In discussions about Valletta’s candidacy as Europe’s Capital of Culture in 2018, it goes without saying that any programme will present itself as listening to the past while eyeing the future. But that banality harbours a central difficulty for the design of a stimulating programme. Doesn’t a cultural past like ours need to be ignored – other than as tourism’s cash cow – for us to have a real future?

Doesn’t a cultural past like ours need to be ignored – other than as tourism’s cash cow – for us to have a real future?- Ranier Fsadni

The question is crude but its assumptions are not. One is that if Valletta 2018 is to be successful, then we need to understand “cultural capital” in two senses: as a city and as something bankable, as a cultural home and as personal cultural assets we can use to develop our ability to live well with others and ourselves.

Valletta as cultural capital, if it is to be successful, would have to serve both functions. It would have to represent a form of creative, cosmopolitan conviviality. But it would also have to serve as a place where one learns how to participate in such creativity, not least by reflecting on the future. A real creative centre is one that takes and gives its energy by stimulating its visitors to consider what is possible and what one can become.

Can the cultural past that Valletta represents connect so intimately with the real sources of our future? Yes, but we cannot see why unless we face up to the three great discontinuities between our present and even the recent cultural past.

The first is cultural. We inhabit a world culturally dominated by global English. However, up to the 19th century, French and Italian between them had a greater claim than English to being the languages of elite culture – of diplomacy, cuisine, ballet, music, opera and more – not just in continental Europe but also in the then increasingly colonised Arab Mediterranean.

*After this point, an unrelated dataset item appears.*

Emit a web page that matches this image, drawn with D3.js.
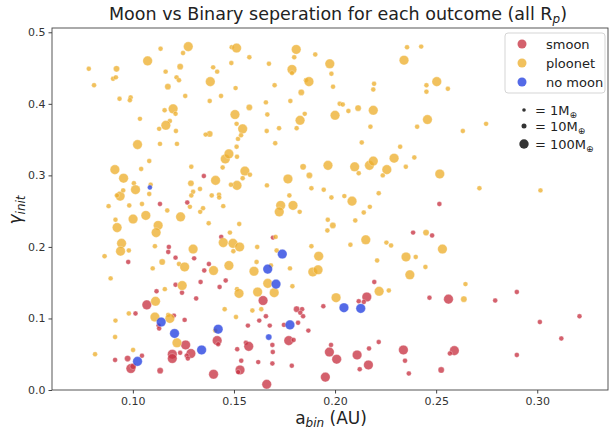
<!DOCTYPE html>
<html>
<head>
<meta charset="utf-8">
<script src="https://cdn.jsdelivr.net/npm/d3@7"></script>
<style>
  body { margin: 0; background: #fff; }
  svg { font-family: "DejaVu Sans", sans-serif; }
</style>
</head>
<body>
<svg id="chart" width="610" height="430"></svg>
<script>
// [a_bin (AU), gamma_init, planet mass (M_earth)]
const smoon = [
  [0.1134,0.260,9],[0.1351,0.299,9],[0.1269,0.262,9],[0.2516,0.260,9],[0.0977,0.179,9],
  [0.1178,0.200,9],[0.1175,0.193,9],[0.1211,0.185,9],[0.1303,0.184,9],[0.1376,0.176,9],
  [0.1353,0.167,9],[0.1437,0.214,9],[0.1335,0.151,9],[0.1459,0.153,9],[0.1211,0.147,9],
  [0.1243,0.136,9],[0.1429,0.144,9],[0.1117,0.138,9],[0.1313,0.128,9],[0.1069,0.119,110],
  [0.1013,0.107,9],[0.1203,0.104,9],[0.1256,0.098,9],[0.1127,0.090,9],[0.1130,0.086,9],
  [0.1417,0.069,110],[0.1422,0.064,9],[0.1261,0.063,110],[0.1287,0.051,110],[0.1266,0.048,9],
  [0.1272,0.044,9],[0.1234,0.052,9],[0.1195,0.050,110],[0.1195,0.044,110],[0.1516,0.057,9],
  [0.0912,0.042,9],[0.0974,0.044,19],[0.1045,0.048,9],[0.0990,0.030,110],[0.1001,0.033,19],
  [0.1135,0.027,19],[0.1399,0.022,110],[0.1530,0.028,110],[0.1521,0.025,9],[0.1693,0.213,9],
  [0.2386,0.220,9],[0.2194,0.151,9],[0.2157,0.130,110],[0.2117,0.124,9],[0.2142,0.123,9],
  [0.1644,0.125,110],[0.1810,0.113,19],[0.1837,0.113,9],[0.1828,0.108,9],[0.1842,0.103,9],
  [0.1942,0.117,9],[0.1658,0.103,9],[0.1625,0.097,9],[0.1569,0.090,9],[0.1677,0.090,9],
  [0.1747,0.091,9],[0.1817,0.094,9],[0.1868,0.083,9],[0.1771,0.069,110],[0.1795,0.070,9],
  [0.1559,0.066,9],[0.1573,0.061,110],[0.1690,0.063,9],[0.1980,0.063,9],[0.2216,0.067,9],
  [0.2168,0.058,9],[0.2338,0.056,110],[0.1692,0.053,9],[0.1972,0.053,110],[0.2109,0.049,110],
  [0.2008,0.043,110],[0.1536,0.041,9],[0.1620,0.039,9],[0.1690,0.037,9],[0.1786,0.034,9],
  [0.2165,0.035,110],[0.2346,0.041,9],[0.2122,0.029,9],[0.2365,0.023,9],[0.1952,0.018,110],
  [0.1662,0.008,110],[0.2480,0.216,9],[0.2899,0.137,9],[0.2467,0.129,9],[0.2561,0.127,110],
  [0.2792,0.125,9],[0.3209,0.103,9],[0.3013,0.095,9],[0.3119,0.072,9],[0.2590,0.055,110],
  [0.2568,0.051,9],[0.2899,0.049,9],[0.2525,0.028,19]
];

const ploonet = [
  [0.0782,0.449,9],[0.0808,0.426,9],[0.0919,0.449,19],[0.0902,0.435,9],[0.0916,0.437,9],
  [0.0934,0.407,9],[0.0989,0.409,9],[0.0985,0.405,9],[0.1035,0.379,9],[0.1073,0.460,110],
  [0.1137,0.477,9],[0.1274,0.480,110],[0.1248,0.471,9],[0.1162,0.445,9],[0.1234,0.452,19],
  [0.1216,0.437,9],[0.1228,0.433,9],[0.1173,0.424,19],[0.1259,0.411,9],[0.1199,0.393,110],
  [0.1157,0.391,9],[0.1211,0.386,9],[0.1183,0.376,9],[0.1163,0.370,110],[0.1130,0.365,9],
  [0.1213,0.362,9],[0.1023,0.343,110],[0.1134,0.344,9],[0.1218,0.344,9],[0.1081,0.320,9],
  [0.1041,0.309,9],[0.0911,0.308,110],[0.0954,0.296,110],[0.1005,0.289,9],[0.1013,0.280,110],
  [0.0937,0.271,110],[0.0952,0.279,9],[0.0921,0.272,9],[0.1081,0.274,9],[0.1088,0.287,9],
  [0.0880,0.257,9],[0.0982,0.258,9],[0.1045,0.260,9],[0.1289,0.312,9],[0.1287,0.289,19],
  [0.1332,0.281,9],[0.1298,0.277,9],[0.1289,0.272,9],[0.1409,0.293,110],[0.1390,0.272,9],
  [0.1426,0.273,9],[0.1427,0.269,9],[0.1282,0.256,9],[0.1347,0.254,9],[0.1444,0.311,9],
  [0.1457,0.323,110],[0.1475,0.330,110],[0.1515,0.326,9],[0.1383,0.431,110],[0.1380,0.404,9],
  [0.1436,0.411,9],[0.1397,0.451,9],[0.1417,0.445,9],[0.1487,0.457,9],[0.1508,0.422,9],
  [0.1380,0.358,19],[0.1360,0.357,9],[0.1505,0.385,110],[0.1513,0.372,9],[0.1520,0.351,9],
  [0.1513,0.340,9],[0.1515,0.286,110],[0.1485,0.287,9],[0.1489,0.479,9],[0.1513,0.478,110],
  [0.1576,0.465,9],[0.1673,0.456,9],[0.1808,0.476,110],[0.1798,0.465,9],[0.1902,0.469,9],
  [0.1787,0.448,110],[0.1787,0.443,9],[0.1701,0.426,9],[0.1856,0.433,9],[0.1871,0.431,110],
  [0.1833,0.416,19],[0.1974,0.456,110],[0.1982,0.442,9],[0.1990,0.424,9],[0.1779,0.404,9],
  [0.1658,0.402,9],[0.1576,0.395,19],[0.1665,0.385,9],[0.1543,0.365,110],[0.1535,0.356,9],
  [0.1662,0.362,9],[0.1723,0.366,9],[0.1704,0.345,9],[0.1827,0.377,110],[0.1850,0.386,9],
  [0.1810,0.366,9],[0.2000,0.384,110],[0.2023,0.400,9],[0.2038,0.399,9],[0.2066,0.390,9],
  [0.2114,0.394,19],[0.2189,0.391,110],[0.2175,0.368,9],[0.2189,0.420,9],[0.2193,0.428,9],
  [0.2356,0.479,9],[0.2341,0.461,110],[0.2406,0.368,9],[0.2132,0.346,9],[0.2322,0.340,9],
  [0.1554,0.306,110],[0.1543,0.296,9],[0.1579,0.301,9],[0.1663,0.286,9],[0.1767,0.295,110],
  [0.1842,0.312,19],[0.1873,0.300,19],[0.1965,0.314,110],[0.2097,0.312,110],[0.2117,0.303,9],
  [0.2170,0.314,110],[0.2189,0.320,110],[0.2256,0.308,110],[0.2236,0.300,9],[0.2292,0.324,110],
  [0.2350,0.312,9],[0.2392,0.325,9],[0.1883,0.282,9],[0.1944,0.280,9],[0.1982,0.269,9],
  [0.2046,0.271,9],[0.1774,0.272,9],[0.2084,0.264,110],[0.2216,0.275,9],[0.2172,0.256,9],
  [0.1731,0.258,110],[0.1792,0.258,110],[0.2426,0.480,9],[0.2503,0.431,110],[0.2452,0.426,9],
  [0.2452,0.417,9],[0.2558,0.421,9],[0.2457,0.378,110],[0.2632,0.362,9],[0.2747,0.372,9],
  [0.2518,0.302,110],[0.2714,0.282,9],[0.3016,0.279,9],[0.1170,0.251,9],[0.1236,0.242,110],
  [0.1064,0.244,110],[0.1001,0.239,110],[0.0914,0.238,9],[0.0922,0.227,110],[0.1125,0.230,110],
  [0.1115,0.220,110],[0.1333,0.249,9],[0.1447,0.257,9],[0.1375,0.233,9],[0.1526,0.232,9],
  [0.0944,0.205,110],[0.0939,0.194,110],[0.0980,0.195,9],[0.0860,0.187,9],[0.1109,0.201,9],
  [0.1298,0.197,110],[0.1145,0.179,19],[0.1098,0.170,9],[0.1228,0.176,9],[0.1256,0.172,110],
  [0.1399,0.167,110],[0.1475,0.174,110],[0.1447,0.206,110],[0.1480,0.220,9],[0.1495,0.205,110],
  [0.1497,0.194,9],[0.1528,0.200,110],[0.0890,0.156,9],[0.1244,0.146,110],[0.1158,0.141,9],
  [0.1515,0.141,9],[0.1525,0.135,110],[0.1112,0.124,110],[0.0980,0.107,9],[0.0914,0.097,9],
  [0.1109,0.102,110],[0.1175,0.105,9],[0.1183,0.100,110],[0.1454,0.113,9],[0.1510,0.102,9],
  [0.1407,0.083,9],[0.0912,0.074,9],[0.1218,0.066,110],[0.1001,0.056,9],[0.0813,0.050,9],
  [0.1724,0.249,110],[0.1825,0.249,9],[0.2142,0.248,9],[0.1964,0.238,9],[0.1989,0.230,19],
  [0.1962,0.223,9],[0.2100,0.237,9],[0.1706,0.214,9],[0.1615,0.200,9],[0.1883,0.201,9],
  [0.2076,0.203,9],[0.2152,0.210,110],[0.2254,0.206,9],[0.2277,0.202,9],[0.1711,0.195,9],
  [0.1919,0.187,110],[0.2208,0.181,9],[0.2351,0.186,110],[0.2399,0.186,9],[0.1612,0.179,9],
  [0.1683,0.174,9],[0.1599,0.166,110],[0.1777,0.170,9],[0.1890,0.165,110],[0.1916,0.168,110],
  [0.2370,0.161,110],[0.1667,0.149,110],[0.1789,0.145,9],[0.1617,0.137,110],[0.1699,0.136,110],
  [0.2218,0.138,110],[0.2266,0.139,9],[0.2005,0.129,110],[0.1635,0.113,9],[0.1591,0.111,9],
  [0.2450,0.220,19],[0.2531,0.197,110],[0.2447,0.172,9],[0.2645,0.148,9],[0.2637,0.127,19]
];

const noMoon = [
  [0.1084,0.283,9],[0.1140,0.095,110],[0.1206,0.079,110],[0.1422,0.085,110],[0.1340,0.056,110],
  [0.1023,0.040,110],[0.1739,0.190,110],[0.1667,0.169,110],[0.1708,0.148,110],[0.2044,0.115,110],
  [0.2127,0.114,110],[0.1777,0.091,110],[0.1672,0.074,19]
];

const outcomes = ["smoon", "ploonet", "no moon"];
const outcomeColors = ["#c83444", "#edb030", "#2440e0"];
const legendMasses = [1, 10, 100];
const xTicks = [0.10, 0.15, 0.20, 0.25, 0.30];
const yTicks = [0.0, 0.1, 0.2, 0.3, 0.4, 0.5];

const margin = {top: 28, right: 2, bottom: 40, left: 52},
    width = 610 - margin.left - margin.right,
    height = 430 - margin.top - margin.bottom;

const svg = d3.select("#chart");
const g = svg.append("g")
    .attr("transform", "translate(" + margin.left + "," + margin.top + ")");

const xScale = d3.scaleLinear().domain([0.06, 0.335]).range([0, width]);
const yScale = d3.scaleLinear().domain([0, 0.506]).range([height, 0]);
const rScale = d3.scaleLog().domain(legendMasses).range([1.8, 2.5, 4.7]);
const color = d3.scaleOrdinal().domain(outcomes).range(outcomeColors);

// points, drawn in the same order as the legend
[smoon, ploonet, noMoon].forEach(function (rows, i) {
    g.append("g")
        .selectAll("circle")
        .data(rows)
        .enter()
        .append("circle")
        .attr("cx", function (d) { return xScale(d[0]); })
        .attr("cy", function (d) { return yScale(d[1]); })
        .attr("r", function (d) { return rScale(d[2]); })
        .attr("fill", color(outcomes[i]))
        .attr("fill-opacity", 0.78)
        .attr("stroke", "#fff")
        .attr("stroke-opacity", 0.6)
        .attr("stroke-width", 0.5);
});

// frame
g.append("rect")
    .attr("width", width)
    .attr("height", height)
    .attr("fill", "none")
    .attr("stroke", "#444")
    .attr("stroke-width", 0.9);

g.append("g")
    .attr("class", "x-axis")
    .attr("transform", "translate(0," + height + ")")
    .call(d3.axisBottom(xScale).tickValues(xTicks).tickFormat(d3.format(".2f"))
        .tickSize(3.5).tickPadding(4));

g.append("g")
    .attr("class", "y-axis")
    .call(d3.axisLeft(yScale).tickValues(yTicks).tickFormat(d3.format(".1f"))
        .tickSize(3.5).tickPadding(3));

g.selectAll(".domain").remove();
g.selectAll(".tick line").attr("stroke", "#444");
g.selectAll(".tick text")
    .attr("fill", "#333")
    .style("font-size", "11px")
    .style("font-family", "DejaVu Sans");

// title
const title = svg.append("text")
    .attr("x", 338)
    .attr("y", 20)
    .attr("text-anchor", "middle")
    .style("font-size", "17.5px")
    .attr("fill", "#222");
title.append("tspan").text("Moon vs Binary seperation for each outcome (all R");
title.append("tspan").attr("dy", 3).style("font-size", "12px").style("font-style", "italic").text("p");
title.append("tspan").attr("dy", -3).text(")");

// x label
const xl = svg.append("text")
    .attr("x", 331)
    .attr("y", 424)
    .attr("text-anchor", "middle")
    .style("font-size", "17px")
    .attr("fill", "#222");
xl.append("tspan").text("a");
xl.append("tspan").attr("dy", 3).style("font-size", "12px").style("font-style", "italic").text("bin");
xl.append("tspan").attr("dy", -3).text(" (AU)");

// y label
const yl = svg.append("text")
    .attr("transform", "translate(21,210) rotate(-90)")
    .attr("text-anchor", "middle")
    .style("font-size", "17px")
    .attr("fill", "#222");
yl.append("tspan").style("font-style", "italic").text("γ");
yl.append("tspan").attr("dy", 4).style("font-size", "12px").style("font-style", "italic").text("init");

// outcome legend
const legend = svg.append("g").attr("transform", "translate(505,33)");
legend.append("rect")
    .attr("width", 100)
    .attr("height", 60)
    .attr("rx", 3)
    .attr("fill", "#fff")
    .attr("fill-opacity", 0.8)
    .attr("stroke", "#d5d5d5");

outcomes.forEach(function (o, i) {
    legend.append("circle")
        .attr("cx", 17)
        .attr("cy", 11 + i * 19)
        .attr("r", 4.5)
        .attr("fill", color(o))
        .attr("fill-opacity", 0.78);
    legend.append("text")
        .attr("x", 41)
        .attr("y", 11 + i * 19)
        .attr("dy", "0.35em")
        .style("font-size", "13px")
        .attr("fill", "#222")
        .text(o);
});

// mass legend
const sizeLegend = svg.append("g").attr("transform", "translate(524,110)");
legendMasses.forEach(function (m, i) {
    const yy = [0, 16, 34][i];
    sizeLegend.append("circle")
        .attr("cx", 0)
        .attr("cy", yy)
        .attr("r", rScale(m))
        .attr("fill", "#333");
    const t = sizeLegend.append("text")
        .attr("x", 11)
        .attr("y", yy)
        .attr("dy", "0.35em")
        .style("font-size", "13px")
        .attr("fill", "#222");
    t.append("tspan").text("= " + m + "M");
    t.append("tspan").attr("dy", 3).style("font-size", "9px").text("⊕");
});
</script>
</body>
</html>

We find it hard nowadays to get our minds round this. We misunderstand the insistence of certain early Maltese nationalists on the “Italianate” nature of Malta, at a time when that term was roughly analogous to “Hellenic”. For them it signified, among other things, a cosmopolitan cultural connection versus a little islander syndrome. Much as those nationalists conducted a battle towards British colonial cultural policy, their counterparts today would actually be those Maltese who insist on the importance, to our identity, of the English language.

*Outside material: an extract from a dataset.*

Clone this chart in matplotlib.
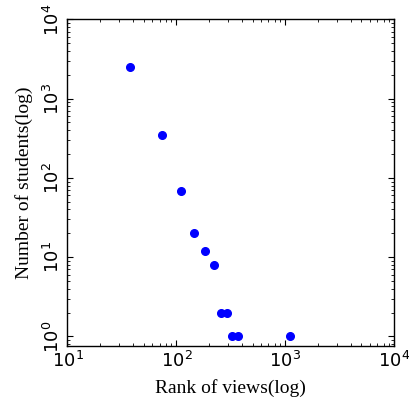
import matplotlib
matplotlib.use('Agg')
import matplotlib.pyplot as plt

# rank of views vs number of students
rank = [37.6, 74, 110, 146, 183, 220, 257, 292, 327, 366, 1097]
students = [2540, 343, 68, 20, 12, 8, 2, 2, 1, 1, 1]

plt.rcParams['xtick.direction'] = 'in'
plt.rcParams['ytick.direction'] = 'in'
plt.rcParams['xtick.top'] = True
plt.rcParams['ytick.right'] = True
plt.rcParams['xtick.major.size'] = 4
plt.rcParams['ytick.major.size'] = 4
plt.rcParams['xtick.minor.size'] = 2
plt.rcParams['ytick.minor.size'] = 2
plt.rcParams['axes.linewidth'] = 1.0

fig = plt.figure(figsize=(4.09, 4.04), dpi=100)
ax = fig.add_axes([0.165, 0.144, 0.799, 0.808])

ax.plot(rank, students, 'o', color='#0000ff', markersize=5.5, markeredgecolor='#0000ff')
ax.set_xscale('log')
ax.set_yscale('log')
ax.set_xlim(10, 1e4)
ax.set_ylim(0.76, 1e4)

ax.tick_params(labelsize=13)
for lbl in ax.get_yticklabels():
    lbl.set_rotation(90)
    lbl.set_va('center')

ax.set_xlabel('Rank of views(log)', family='Liberation Serif', fontsize=14, labelpad=6)
ax.set_ylabel('Number of students(log)', family='Liberation Serif', fontsize=14, labelpad=7)

fig.savefig('out.png', dpi=100, facecolor='white')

It’s not that ironic really. Because of its strategic maritime importance Malta was historically always ensconced in far-flung global networks. An island, yes, but a central base in the sea connecting West to East, both far and near. A keen awareness of a broad cultural geography has long been an essential part of a certain way of being Maltese, although geography shifted in tandem with power.

That strategic importance eventually waned, as did that of the Mediterranean Sea as a whole. Here lies the source of the second discontinuity, the economic. Between, on the one hand, a cultural patrimony produced at a time when the region was an economic and cultural centre and, on the other, the dominant way of seeing and evaluating it today. The latter was learned at a time when the region had become economically peripheral and culturally colonised.

It is a way of seeing that “Mediterraneanised” the Mediterranean, just as it orientalised the Orient. It is the Northern European tourist’s gaze, recasting the area as one of cultural exoticism and longueurs, where the patrimony is fun to visit but difficult to live with, a burden weighing down progress, where the heir is enslaved by the inheritance. It is a viewpoint that obscures as much as it reveals but it largely governs how many of us explain society to ourselves.

The third discontinuity is political. There is tension produced in understanding a cultural past, which assumed an unapologetic social hierarchy, when our age demands unapologetic egalitarianism. The past may have been “multicultural” but it wasn’t democratic. So what kind of guide can it be for a multicultural democracy?

Broadly, two reactions are possible to these discontinuities. One is to shrug and accept that there is no real way of bridging them. Of course, the past will be “celebrated”, in the cultural programme, but it would be effectively represented as re-enactment – a living museum experience.

A second reaction is possible, however, based on recognising that while the past is another country, some of the cultural questions that preoccupied it are still with us. At different periods, on both sides of the Mediterranean, we find a cultural ferment driven by the impact of science on culture. Disputed images of West and East informed music, literature, painting and the performative arts. Cultural borrowings from the far East and West circulated widely, giving rise to various reinterpretations.

A cultural programme that, in part, restores to us a sense of those earlier creative ferments and their works would help us keep a better perspective on the history of our present and the possibilities of our future.